Frisch portrayed his client, Daniel Bonventre, as enamored by Madoff. Bonventre, 66, rose to a position of director of operations after joining the firm in the late 1960s. He oversaw the legitimate side of Madoff's business, not the secretive private investment wing, Frisch said.


"Dan believed Madoff, like so many others," Frisch said. "He devoted his life to Madoff. ... Dan is broken but he is not guilty."


Roland Riopelle, attorney for Madoff's longtime secretary, Annette Bongiorno, 64, said his client too was taken in by "a kind of rock star in the securities industry."


"The government simply cannot prove that she knew there was a fraud and intended to hurt anyone," he said.
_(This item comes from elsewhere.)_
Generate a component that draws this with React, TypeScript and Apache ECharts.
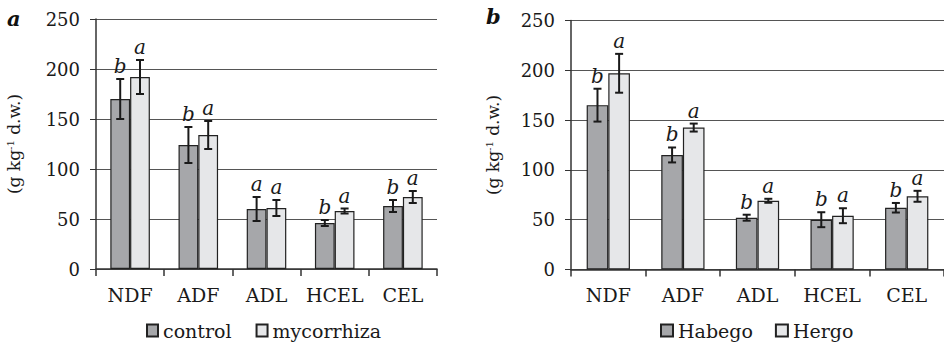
import React, { useEffect, useRef } from "react";
import * as echarts from "echarts";

const categories = ["NDF", "ADF", "ADL", "HCEL", "CEL"];
const yTicks = [0, 50, 100, 150, 200, 250];

// Panel a
const controlMean = [170, 124, 60, 46, 63];
const controlErr = [20, 18, 12, 3, 6];
const controlLetters = ["b", "b", "a", "b", "b"];
const mycorrhizaMean = [192, 134, 61, 58, 72];
const mycorrhizaErr = [17, 14, 8, 2.5, 6];
const mycorrhizaLetters = ["a", "a", "a", "a", "a"];

// Panel b
const habegoMean = [165, 115, 52, 50, 62];
const habegoErr = [16.5, 7.5, 3, 7.5, 4.8];
const habegoLetters = ["b", "b", "b", "b", "b"];
const hergoMean = [197, 142.5, 69, 54, 73.5];
const hergoErr = [19.5, 4, 2, 7.5, 5.5];
const hergoLetters = ["a", "a", "a", "a", "a"];

const DARK = "#a6a7aa";
const LIGHT = "#e6e7e9";
const EDGE = "#222";
const FONT = "DejaVu Serif";

function errSeries(
  axis: number,
  means: number[],
  errs: number[],
  letters: string[],
  side: number
) {
  return {
    type: "custom",
    xAxisIndex: axis,
    yAxisIndex: axis,
    z: 5,
    silent: true,
    encode: { x: 0, y: 1 },
    data: means.map((m, i) => [i, m, errs[i]]),
    renderItem: (params: any, api: any) => {
      const cat = api.value(0);
      const mean = api.value(1);
      const err = api.value(2);
      const catW = api.size([1, 0])[0];
      const hi = api.coord([cat, mean + err]);
      const lo = api.coord([cat, mean - err]);
      const x = hi[0] + side * catW * 0.145;
      const cap = 4;
      const st = { stroke: "#1a1a1a", lineWidth: 2 };
      return {
        type: "group",
        children: [
          { type: "line", shape: { x1: x, y1: hi[1], x2: x, y2: lo[1] }, style: st },
          { type: "line", shape: { x1: x - cap, y1: hi[1], x2: x + cap, y2: hi[1] }, style: st },
          { type: "line", shape: { x1: x - cap, y1: lo[1], x2: x + cap, y2: lo[1] }, style: st },
          {
            type: "text",
            style: {
              text: letters[params.dataIndex],
              x: x,
              y: hi[1] - 3,
              align: "center",
              verticalAlign: "bottom",
              fontFamily: FONT,
              fontStyle: "italic",
              fontSize: 20,
              fill: "#1a1a1a",
            },
          },
        ],
      };
    },
  };
}

function barSeries(axis: number, name: string, data: number[], color: string) {
  return {
    type: "bar",
    name,
    xAxisIndex: axis,
    yAxisIndex: axis,
    data,
    barWidth: "29%",
    barGap: "0%",
    itemStyle: { color, borderColor: EDGE, borderWidth: 1.2 },
  };
}

export default function App() {
  const ref = useRef<HTMLDivElement>(null);
  useEffect(() => {
    document.body.style.margin = "0";
    if (!ref.current) return;
    const chart = echarts.init(ref.current, undefined, { renderer: "svg" });
    const xAxis = (gi: number) => ({
      type: "category",
      gridIndex: gi,
      data: categories,
      axisLine: { show: true, lineStyle: { color: "#333", width: 1.5 } },
      axisTick: { show: true, length: 7, lineStyle: { color: "#333", width: 1.5 } },
      axisLabel: { color: "#1a1a1a", fontFamily: FONT, fontSize: 19, margin: 16, interval: 0 },
      splitLine: { show: false },
    });
    const yAxis = (gi: number, gap: number) => ({
      type: "value",
      gridIndex: gi,
      min: 0,
      max: 250,
      interval: 50,
      name: "(g kg{sup|-1} d.w.)",
      nameLocation: "middle",
      nameGap: gap,
      nameRotate: 90,
      nameTextStyle: {
        color: "#1a1a1a",
        fontFamily: FONT,
        fontSize: 17,
        rich: {
          sup: { fontFamily: FONT, fontSize: 10, verticalAlign: "top", color: "#1a1a1a", padding: [0, 0, 8, 0] },
        },
      },
      axisLine: { show: true, lineStyle: { color: "#333", width: 1.5 } },
      axisTick: { show: true, length: 6, lineStyle: { color: "#333" } },
      axisLabel: {
        color: "#1a1a1a",
        fontFamily: FONT,
        fontSize: 18,
        margin: 16,
        customValues: yTicks,
      },
      splitLine: { show: true, lineStyle: { color: "#555", width: 1.2 } },
    });
    const legendText = { color: "#1a1a1a", fontFamily: FONT, fontSize: 19 };
    chart.setOption({
      animation: false,
      grid: [
        { left: 96, top: 19, width: 341, height: 250 },
        { left: 571, top: 20.5, width: 376, height: 249 },
      ],
      xAxis: [xAxis(0), xAxis(1)],
      yAxis: [yAxis(0, 73), yAxis(1, 69)],
      legend: [
        {
          data: ["control", "mycorrhiza"],
          left: 146,
          top: 321,
          padding: 0,
          itemWidth: 11,
          itemHeight: 12,
          itemGap: 24,
          icon: "rect",
          textStyle: legendText,
        },
        {
          data: ["Habego", "Hergo"],
          left: 660,
          top: 321,
          padding: 0,
          itemWidth: 12,
          itemHeight: 12,
          itemGap: 22,
          icon: "rect",
          textStyle: legendText,
        },
      ],
      graphic: [
        {
          type: "text",
          left: 7,
          top: 8,
          style: { text: "a", fontFamily: FONT, fontStyle: "italic", fontWeight: "bold", fontSize: 21, fill: "#111" },
        },
        {
          type: "text",
          left: 486,
          top: 6,
          style: { text: "b", fontFamily: FONT, fontStyle: "italic", fontWeight: "bold", fontSize: 21, fill: "#111" },
        },
      ],
      series: [
        barSeries(0, "control", controlMean, DARK),
        barSeries(0, "mycorrhiza", mycorrhizaMean, LIGHT),
        errSeries(0, controlMean, controlErr, controlLetters, -1),
        errSeries(0, mycorrhizaMean, mycorrhizaErr, mycorrhizaLetters, 1),
        barSeries(1, "Habego", habegoMean, DARK),
        barSeries(1, "Hergo", hergoMean, LIGHT),
        errSeries(1, habegoMean, habegoErr, habegoLetters, -1),
        errSeries(1, hergoMean, hergoErr, hergoLetters, 1),
      ],
    });
    return () => chart.dispose();
  }, []);
  return <div ref={ref} style={{ width: 944, height: 342 }} />;
}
Bongiorno started working for Madoff in the 1960s when she was 19, eventually becoming a supervisor responsible for maintaining the accounts of longtime customers, Riopelle said.


He noted she kept her money in company's accounts until the fraud was revealed and encouraged family and friends to invest, something she would not do if she was "really some kind of monster."


Frisch described Madoff as a "Wall Street icon," someone as large in stature in the securities industry as Donald Trump in real estate, LeBron James in basketball or Oprah Winfrey on television. He said Madoff's clients included filmmaker Steven Spielberg and actors Kevin Bacon and John Malkovich.


Attorney Gordon Mehler, representing computer programmer Jerome O'Hara, 50, warned jurors to beware of the government's star witness, DiPascali, saying he was such an architect of the fraud that his blaming other Madoff employees would be like "the Big Bad Wolf getting on the witness stand and condemning Little Red Riding Hood."


He said O'Hara and another computer programmer on trial, George Perez, 47, were duped by Madoff.


The trial follows the 2008 collapse of Madoff's private investment business, which cost clients nearly $20 billion. A court-appointed trustee has recovered much of the money.


When the fraud was revealed, Madoff admitted that the nearly $68 billion he claimed existed in accounts was actually only $300 million.